◆ DATASET CONTENT
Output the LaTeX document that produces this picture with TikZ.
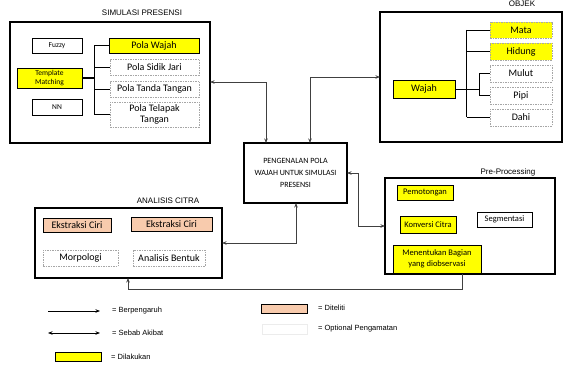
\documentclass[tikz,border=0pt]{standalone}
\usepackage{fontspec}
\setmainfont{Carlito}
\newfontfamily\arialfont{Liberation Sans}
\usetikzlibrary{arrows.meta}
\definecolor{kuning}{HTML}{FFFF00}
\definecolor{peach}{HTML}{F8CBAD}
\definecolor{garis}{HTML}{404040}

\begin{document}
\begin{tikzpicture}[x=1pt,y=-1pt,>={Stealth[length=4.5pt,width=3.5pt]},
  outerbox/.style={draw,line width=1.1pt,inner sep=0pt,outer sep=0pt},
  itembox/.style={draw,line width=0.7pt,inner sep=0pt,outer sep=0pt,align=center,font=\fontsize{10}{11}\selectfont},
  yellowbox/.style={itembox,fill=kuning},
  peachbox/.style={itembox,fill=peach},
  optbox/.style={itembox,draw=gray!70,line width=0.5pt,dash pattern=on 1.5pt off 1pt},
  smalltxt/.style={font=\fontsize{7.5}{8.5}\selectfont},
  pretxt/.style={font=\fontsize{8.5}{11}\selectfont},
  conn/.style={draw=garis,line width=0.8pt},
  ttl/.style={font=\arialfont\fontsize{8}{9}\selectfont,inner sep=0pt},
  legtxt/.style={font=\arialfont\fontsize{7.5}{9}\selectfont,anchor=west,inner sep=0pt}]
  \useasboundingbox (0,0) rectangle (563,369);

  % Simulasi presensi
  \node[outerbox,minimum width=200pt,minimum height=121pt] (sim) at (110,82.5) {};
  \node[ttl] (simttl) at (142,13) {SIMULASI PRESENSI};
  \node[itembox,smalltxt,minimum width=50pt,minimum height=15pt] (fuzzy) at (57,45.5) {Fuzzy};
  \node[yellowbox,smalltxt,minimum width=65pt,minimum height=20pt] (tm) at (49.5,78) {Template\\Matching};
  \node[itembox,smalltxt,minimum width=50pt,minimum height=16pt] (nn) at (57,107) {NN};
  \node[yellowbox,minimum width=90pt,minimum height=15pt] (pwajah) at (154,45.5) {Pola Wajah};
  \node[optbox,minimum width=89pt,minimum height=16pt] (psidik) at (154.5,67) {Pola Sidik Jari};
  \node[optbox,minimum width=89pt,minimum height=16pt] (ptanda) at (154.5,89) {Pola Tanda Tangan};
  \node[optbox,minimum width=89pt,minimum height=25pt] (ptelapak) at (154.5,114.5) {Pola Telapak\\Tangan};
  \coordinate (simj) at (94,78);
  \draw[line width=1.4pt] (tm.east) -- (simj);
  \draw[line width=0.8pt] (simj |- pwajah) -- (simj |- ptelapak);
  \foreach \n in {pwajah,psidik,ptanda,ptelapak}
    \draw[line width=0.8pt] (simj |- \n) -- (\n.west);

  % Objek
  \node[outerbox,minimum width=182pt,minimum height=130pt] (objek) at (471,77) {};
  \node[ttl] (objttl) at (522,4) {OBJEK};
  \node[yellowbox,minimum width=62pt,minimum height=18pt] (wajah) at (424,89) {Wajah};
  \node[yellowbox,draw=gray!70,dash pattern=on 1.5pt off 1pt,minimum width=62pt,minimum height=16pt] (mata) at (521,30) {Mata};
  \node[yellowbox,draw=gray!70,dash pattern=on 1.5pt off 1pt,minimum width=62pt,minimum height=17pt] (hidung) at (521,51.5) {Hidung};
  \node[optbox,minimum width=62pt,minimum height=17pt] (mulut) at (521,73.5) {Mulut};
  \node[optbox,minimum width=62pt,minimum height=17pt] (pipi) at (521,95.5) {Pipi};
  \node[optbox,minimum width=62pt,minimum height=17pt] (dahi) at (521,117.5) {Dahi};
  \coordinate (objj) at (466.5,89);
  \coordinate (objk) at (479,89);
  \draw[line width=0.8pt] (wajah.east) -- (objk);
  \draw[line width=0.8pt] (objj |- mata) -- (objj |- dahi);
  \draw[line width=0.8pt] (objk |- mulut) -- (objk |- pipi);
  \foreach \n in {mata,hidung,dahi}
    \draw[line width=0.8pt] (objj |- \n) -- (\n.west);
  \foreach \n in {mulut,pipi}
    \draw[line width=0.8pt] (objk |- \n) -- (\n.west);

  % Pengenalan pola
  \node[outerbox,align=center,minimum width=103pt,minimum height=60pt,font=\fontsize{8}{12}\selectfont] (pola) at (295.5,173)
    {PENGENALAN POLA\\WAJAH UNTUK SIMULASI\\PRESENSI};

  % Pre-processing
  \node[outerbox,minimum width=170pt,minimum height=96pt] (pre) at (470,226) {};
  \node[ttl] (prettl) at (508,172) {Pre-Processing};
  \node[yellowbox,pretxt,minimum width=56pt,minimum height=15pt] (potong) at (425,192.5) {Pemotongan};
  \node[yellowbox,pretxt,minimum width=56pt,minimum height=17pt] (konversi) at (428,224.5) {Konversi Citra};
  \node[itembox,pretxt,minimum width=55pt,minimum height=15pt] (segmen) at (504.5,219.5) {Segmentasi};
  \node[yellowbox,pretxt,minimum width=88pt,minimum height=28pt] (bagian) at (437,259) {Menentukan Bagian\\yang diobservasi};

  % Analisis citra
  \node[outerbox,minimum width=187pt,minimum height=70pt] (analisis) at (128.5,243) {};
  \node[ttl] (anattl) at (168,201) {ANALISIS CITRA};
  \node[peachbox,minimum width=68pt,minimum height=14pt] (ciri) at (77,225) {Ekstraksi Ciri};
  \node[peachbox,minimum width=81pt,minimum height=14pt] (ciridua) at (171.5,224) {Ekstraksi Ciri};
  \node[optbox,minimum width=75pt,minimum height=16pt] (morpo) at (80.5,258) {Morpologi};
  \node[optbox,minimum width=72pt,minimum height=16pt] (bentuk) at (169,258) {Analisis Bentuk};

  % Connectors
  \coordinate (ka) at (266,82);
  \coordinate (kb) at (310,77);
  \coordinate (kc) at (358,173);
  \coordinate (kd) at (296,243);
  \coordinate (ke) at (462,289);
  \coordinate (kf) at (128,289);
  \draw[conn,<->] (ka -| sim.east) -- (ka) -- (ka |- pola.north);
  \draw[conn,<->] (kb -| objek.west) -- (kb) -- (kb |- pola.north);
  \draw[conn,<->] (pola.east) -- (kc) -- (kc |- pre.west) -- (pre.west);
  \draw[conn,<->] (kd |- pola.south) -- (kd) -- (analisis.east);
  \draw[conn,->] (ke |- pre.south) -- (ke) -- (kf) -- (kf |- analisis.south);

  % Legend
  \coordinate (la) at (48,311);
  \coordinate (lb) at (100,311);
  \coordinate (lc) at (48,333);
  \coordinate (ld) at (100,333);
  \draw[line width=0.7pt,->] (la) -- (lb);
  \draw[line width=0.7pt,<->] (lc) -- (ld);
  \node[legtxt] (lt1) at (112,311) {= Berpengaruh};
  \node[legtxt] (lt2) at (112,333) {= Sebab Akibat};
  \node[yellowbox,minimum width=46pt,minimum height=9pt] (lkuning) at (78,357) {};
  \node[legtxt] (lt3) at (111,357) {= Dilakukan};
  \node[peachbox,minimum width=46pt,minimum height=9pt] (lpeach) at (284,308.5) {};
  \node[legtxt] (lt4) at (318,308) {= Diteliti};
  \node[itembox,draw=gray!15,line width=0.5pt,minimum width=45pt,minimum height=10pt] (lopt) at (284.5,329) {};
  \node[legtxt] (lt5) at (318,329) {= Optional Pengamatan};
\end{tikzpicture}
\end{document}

◆ EXERCISE DESCRIPTION
Give every line back word for word and leave the pictures out.

◆ THE ANSWER
Output the LaTeX document that produces this picture with TikZ.
\documentclass[tikz,border=0pt]{standalone}
\usepackage{fontspec}
\setmainfont{Carlito}
\newfontfamily\arialfont{Liberation Sans}
\usetikzlibrary{arrows.meta}
\definecolor{kuning}{HTML}{FFFF00}
\definecolor{peach}{HTML}{F8CBAD}
\definecolor{garis}{HTML}{404040}

\begin{document}
\begin{tikzpicture}[x=1pt,y=-1pt,>={Stealth[length=4.5pt,width=3.5pt]},
  outerbox/.style={draw,line width=1.1pt,inner sep=0pt,outer sep=0pt},
  itembox/.style={draw,line width=0.7pt,inner sep=0pt,outer sep=0pt,align=center,font=\fontsize{10}{11}\selectfont},
  yellowbox/.style={itembox,fill=kuning},
  peachbox/.style={itembox,fill=peach},
  optbox/.style={itembox,draw=gray!70,line width=0.5pt,dash pattern=on 1.5pt off 1pt},
  smalltxt/.style={font=\fontsize{7.5}{8.5}\selectfont},
  pretxt/.style={font=\fontsize{8.5}{11}\selectfont},
  conn/.style={draw=garis,line width=0.8pt},
  ttl/.style={font=\arialfont\fontsize{8}{9}\selectfont,inner sep=0pt},
  legtxt/.style={font=\arialfont\fontsize{7.5}{9}\selectfont,anchor=west,inner sep=0pt}]
  \useasboundingbox (0,0) rectangle (563,369);

  % Simulasi presensi
  \node[outerbox,minimum width=200pt,minimum height=121pt] (sim) at (110,82.5) {};
  \node[ttl] (simttl) at (142,13) {SIMULASI PRESENSI};
  \node[itembox,smalltxt,minimum width=50pt,minimum height=15pt] (fuzzy) at (57,45.5) {Fuzzy};
  \node[yellowbox,smalltxt,minimum width=65pt,minimum height=20pt] (tm) at (49.5,78) {Template\\Matching};
  \node[itembox,smalltxt,minimum width=50pt,minimum height=16pt] (nn) at (57,107) {NN};
  \node[yellowbox,minimum width=90pt,minimum height=15pt] (pwajah) at (154,45.5) {Pola Wajah};
  \node[optbox,minimum width=89pt,minimum height=16pt] (psidik) at (154.5,67) {Pola Sidik Jari};
  \node[optbox,minimum width=89pt,minimum height=16pt] (ptanda) at (154.5,89) {Pola Tanda Tangan};
  \node[optbox,minimum width=89pt,minimum height=25pt] (ptelapak) at (154.5,114.5) {Pola Telapak\\Tangan};
  \coordinate (simj) at (94,78);
  \draw[line width=1.4pt] (tm.east) -- (simj);
  \draw[line width=0.8pt] (simj |- pwajah) -- (simj |- ptelapak);
  \foreach \n in {pwajah,psidik,ptanda,ptelapak}
    \draw[line width=0.8pt] (simj |- \n) -- (\n.west);

  % Objek
  \node[outerbox,minimum width=182pt,minimum height=130pt] (objek) at (471,77) {};
  \node[ttl] (objttl) at (522,4) {OBJEK};
  \node[yellowbox,minimum width=62pt,minimum height=18pt] (wajah) at (424,89) {Wajah};
  \node[yellowbox,draw=gray!70,dash pattern=on 1.5pt off 1pt,minimum width=62pt,minimum height=16pt] (mata) at (521,30) {Mata};
  \node[yellowbox,draw=gray!70,dash pattern=on 1.5pt off 1pt,minimum width=62pt,minimum height=17pt] (hidung) at (521,51.5) {Hidung};
  \node[optbox,minimum width=62pt,minimum height=17pt] (mulut) at (521,73.5) {Mulut};
  \node[optbox,minimum width=62pt,minimum height=17pt] (pipi) at (521,95.5) {Pipi};
  \node[optbox,minimum width=62pt,minimum height=17pt] (dahi) at (521,117.5) {Dahi};
  \coordinate (objj) at (466.5,89);
  \coordinate (objk) at (479,89);
  \draw[line width=0.8pt] (wajah.east) -- (objk);
  \draw[line width=0.8pt] (objj |- mata) -- (objj |- dahi);
  \draw[line width=0.8pt] (objk |- mulut) -- (objk |- pipi);
  \foreach \n in {mata,hidung,dahi}
    \draw[line width=0.8pt] (objj |- \n) -- (\n.west);
  \foreach \n in {mulut,pipi}
    \draw[line width=0.8pt] (objk |- \n) -- (\n.west);

  % Pengenalan pola
  \node[outerbox,align=center,minimum width=103pt,minimum height=60pt,font=\fontsize{8}{12}\selectfont] (pola) at (295.5,173)
    {PENGENALAN POLA\\WAJAH UNTUK SIMULASI\\PRESENSI};

  % Pre-processing
  \node[outerbox,minimum width=170pt,minimum height=96pt] (pre) at (470,226) {};
  \node[ttl] (prettl) at (508,172) {Pre-Processing};
  \node[yellowbox,pretxt,minimum width=56pt,minimum height=15pt] (potong) at (425,192.5) {Pemotongan};
  \node[yellowbox,pretxt,minimum width=56pt,minimum height=17pt] (konversi) at (428,224.5) {Konversi Citra};
  \node[itembox,pretxt,minimum width=55pt,minimum height=15pt] (segmen) at (504.5,219.5) {Segmentasi};
  \node[yellowbox,pretxt,minimum width=88pt,minimum height=28pt] (bagian) at (437,259) {Menentukan Bagian\\yang diobservasi};

  % Analisis citra
  \node[outerbox,minimum width=187pt,minimum height=70pt] (analisis) at (128.5,243) {};
  \node[ttl] (anattl) at (168,201) {ANALISIS CITRA};
  \node[peachbox,minimum width=68pt,minimum height=14pt] (ciri) at (77,225) {Ekstraksi Ciri};
  \node[peachbox,minimum width=81pt,minimum height=14pt] (ciridua) at (171.5,224) {Ekstraksi Ciri};
  \node[optbox,minimum width=75pt,minimum height=16pt] (morpo) at (80.5,258) {Morpologi};
  \node[optbox,minimum width=72pt,minimum height=16pt] (bentuk) at (169,258) {Analisis Bentuk};

  % Connectors
  \coordinate (ka) at (266,82);
  \coordinate (kb) at (310,77);
  \coordinate (kc) at (358,173);
  \coordinate (kd) at (296,243);
  \coordinate (ke) at (462,289);
  \coordinate (kf) at (128,289);
  \draw[conn,<->] (ka -| sim.east) -- (ka) -- (ka |- pola.north);
  \draw[conn,<->] (kb -| objek.west) -- (kb) -- (kb |- pola.north);
  \draw[conn,<->] (pola.east) -- (kc) -- (kc |- pre.west) -- (pre.west);
  \draw[conn,<->] (kd |- pola.south) -- (kd) -- (analisis.east);
  \draw[conn,->] (ke |- pre.south) -- (ke) -- (kf) -- (kf |- analisis.south);

  % Legend
  \coordinate (la) at (48,311);
  \coordinate (lb) at (100,311);
  \coordinate (lc) at (48,333);
  \coordinate (ld) at (100,333);
  \draw[line width=0.7pt,->] (la) -- (lb);
  \draw[line width=0.7pt,<->] (lc) -- (ld);
  \node[legtxt] (lt1) at (112,311) {= Berpengaruh};
  \node[legtxt] (lt2) at (112,333) {= Sebab Akibat};
  \node[yellowbox,minimum width=46pt,minimum height=9pt] (lkuning) at (78,357) {};
  \node[legtxt] (lt3) at (111,357) {= Dilakukan};
  \node[peachbox,minimum width=46pt,minimum height=9pt] (lpeach) at (284,308.5) {};
  \node[legtxt] (lt4) at (318,308) {= Diteliti};
  \node[itembox,draw=gray!15,line width=0.5pt,minimum width=45pt,minimum height=10pt] (lopt) at (284.5,329) {};
  \node[legtxt] (lt5) at (318,329) {= Optional Pengamatan};
\end{tikzpicture}
\end{document}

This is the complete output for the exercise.